• **SET PROBLEM**
Copy out the listing that follows, exact in every word, and skip the images.

• **DATA PROVIDED**

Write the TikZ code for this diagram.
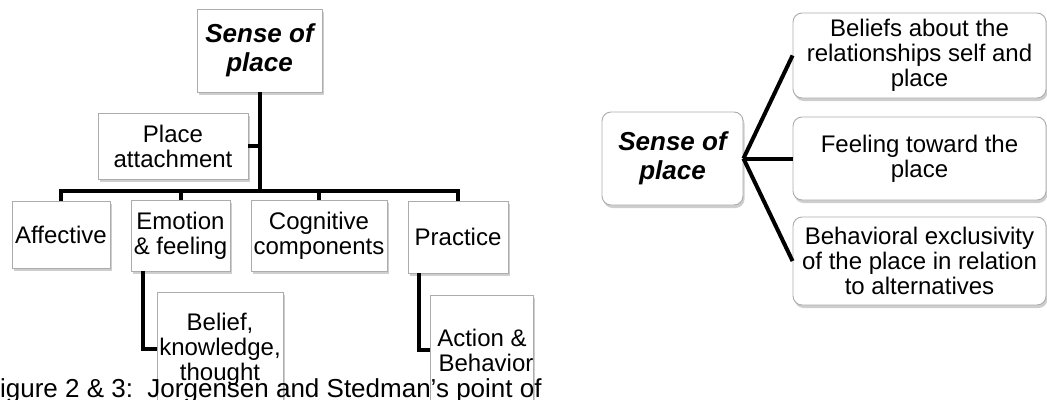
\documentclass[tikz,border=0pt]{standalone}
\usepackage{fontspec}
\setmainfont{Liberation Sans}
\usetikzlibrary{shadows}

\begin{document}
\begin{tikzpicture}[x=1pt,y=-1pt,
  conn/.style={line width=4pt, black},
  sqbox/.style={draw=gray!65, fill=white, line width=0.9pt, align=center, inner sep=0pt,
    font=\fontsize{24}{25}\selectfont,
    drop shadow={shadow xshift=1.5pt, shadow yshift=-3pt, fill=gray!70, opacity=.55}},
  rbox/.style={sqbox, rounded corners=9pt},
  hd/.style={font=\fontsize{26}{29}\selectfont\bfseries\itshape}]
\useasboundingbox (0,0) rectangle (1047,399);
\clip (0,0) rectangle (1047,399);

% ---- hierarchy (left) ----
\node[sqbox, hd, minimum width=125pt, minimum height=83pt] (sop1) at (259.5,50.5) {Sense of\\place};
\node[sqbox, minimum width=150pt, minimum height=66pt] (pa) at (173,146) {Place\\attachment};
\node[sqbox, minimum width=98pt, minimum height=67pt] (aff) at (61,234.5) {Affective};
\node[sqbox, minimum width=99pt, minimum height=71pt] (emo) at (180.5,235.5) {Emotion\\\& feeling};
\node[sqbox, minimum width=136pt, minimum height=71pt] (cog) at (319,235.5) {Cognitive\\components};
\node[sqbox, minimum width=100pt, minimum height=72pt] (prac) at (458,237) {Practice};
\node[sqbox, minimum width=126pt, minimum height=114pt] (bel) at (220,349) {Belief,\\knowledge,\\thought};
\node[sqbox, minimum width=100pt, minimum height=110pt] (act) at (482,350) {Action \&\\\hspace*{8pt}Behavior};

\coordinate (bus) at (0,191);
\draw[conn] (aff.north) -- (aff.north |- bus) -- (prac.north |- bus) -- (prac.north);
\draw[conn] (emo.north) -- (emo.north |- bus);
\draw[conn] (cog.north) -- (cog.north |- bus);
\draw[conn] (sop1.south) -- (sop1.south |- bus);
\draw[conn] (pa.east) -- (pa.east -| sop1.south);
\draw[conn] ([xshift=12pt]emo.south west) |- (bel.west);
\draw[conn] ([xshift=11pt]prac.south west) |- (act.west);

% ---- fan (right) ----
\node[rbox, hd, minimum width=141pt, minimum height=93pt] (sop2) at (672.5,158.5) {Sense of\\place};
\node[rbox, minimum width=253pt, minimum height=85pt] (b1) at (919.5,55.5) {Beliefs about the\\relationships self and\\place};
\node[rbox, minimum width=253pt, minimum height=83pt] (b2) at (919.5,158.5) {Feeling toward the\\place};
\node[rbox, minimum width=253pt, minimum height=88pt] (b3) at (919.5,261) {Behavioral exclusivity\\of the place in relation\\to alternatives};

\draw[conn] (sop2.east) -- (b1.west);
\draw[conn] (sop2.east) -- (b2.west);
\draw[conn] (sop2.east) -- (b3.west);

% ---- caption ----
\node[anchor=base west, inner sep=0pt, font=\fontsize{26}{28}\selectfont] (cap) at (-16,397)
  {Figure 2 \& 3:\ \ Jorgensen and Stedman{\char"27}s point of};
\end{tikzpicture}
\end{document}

• **SOLUTION TO THE PROBLEM**
Write the TikZ code for this diagram.
\documentclass[tikz,border=0pt]{standalone}
\usepackage{fontspec}
\setmainfont{Liberation Sans}
\usetikzlibrary{shadows}

\begin{document}
\begin{tikzpicture}[x=1pt,y=-1pt,
  conn/.style={line width=4pt, black},
  sqbox/.style={draw=gray!65, fill=white, line width=0.9pt, align=center, inner sep=0pt,
    font=\fontsize{24}{25}\selectfont,
    drop shadow={shadow xshift=1.5pt, shadow yshift=-3pt, fill=gray!70, opacity=.55}},
  rbox/.style={sqbox, rounded corners=9pt},
  hd/.style={font=\fontsize{26}{29}\selectfont\bfseries\itshape}]
\useasboundingbox (0,0) rectangle (1047,399);
\clip (0,0) rectangle (1047,399);

% ---- hierarchy (left) ----
\node[sqbox, hd, minimum width=125pt, minimum height=83pt] (sop1) at (259.5,50.5) {Sense of\\place};
\node[sqbox, minimum width=150pt, minimum height=66pt] (pa) at (173,146) {Place\\attachment};
\node[sqbox, minimum width=98pt, minimum height=67pt] (aff) at (61,234.5) {Affective};
\node[sqbox, minimum width=99pt, minimum height=71pt] (emo) at (180.5,235.5) {Emotion\\\& feeling};
\node[sqbox, minimum width=136pt, minimum height=71pt] (cog) at (319,235.5) {Cognitive\\components};
\node[sqbox, minimum width=100pt, minimum height=72pt] (prac) at (458,237) {Practice};
\node[sqbox, minimum width=126pt, minimum height=114pt] (bel) at (220,349) {Belief,\\knowledge,\\thought};
\node[sqbox, minimum width=100pt, minimum height=110pt] (act) at (482,350) {Action \&\\\hspace*{8pt}Behavior};

\coordinate (bus) at (0,191);
\draw[conn] (aff.north) -- (aff.north |- bus) -- (prac.north |- bus) -- (prac.north);
\draw[conn] (emo.north) -- (emo.north |- bus);
\draw[conn] (cog.north) -- (cog.north |- bus);
\draw[conn] (sop1.south) -- (sop1.south |- bus);
\draw[conn] (pa.east) -- (pa.east -| sop1.south);
\draw[conn] ([xshift=12pt]emo.south west) |- (bel.west);
\draw[conn] ([xshift=11pt]prac.south west) |- (act.west);

% ---- fan (right) ----
\node[rbox, hd, minimum width=141pt, minimum height=93pt] (sop2) at (672.5,158.5) {Sense of\\place};
\node[rbox, minimum width=253pt, minimum height=85pt] (b1) at (919.5,55.5) {Beliefs about the\\relationships self and\\place};
\node[rbox, minimum width=253pt, minimum height=83pt] (b2) at (919.5,158.5) {Feeling toward the\\place};
\node[rbox, minimum width=253pt, minimum height=88pt] (b3) at (919.5,261) {Behavioral exclusivity\\of the place in relation\\to alternatives};

\draw[conn] (sop2.east) -- (b1.west);
\draw[conn] (sop2.east) -- (b2.west);
\draw[conn] (sop2.east) -- (b3.west);

% ---- caption ----
\node[anchor=base west, inner sep=0pt, font=\fontsize{26}{28}\selectfont] (cap) at (-16,397)
  {Figure 2 \& 3:\ \ Jorgensen and Stedman{\char"27}s point of};
\end{tikzpicture}
\end{document}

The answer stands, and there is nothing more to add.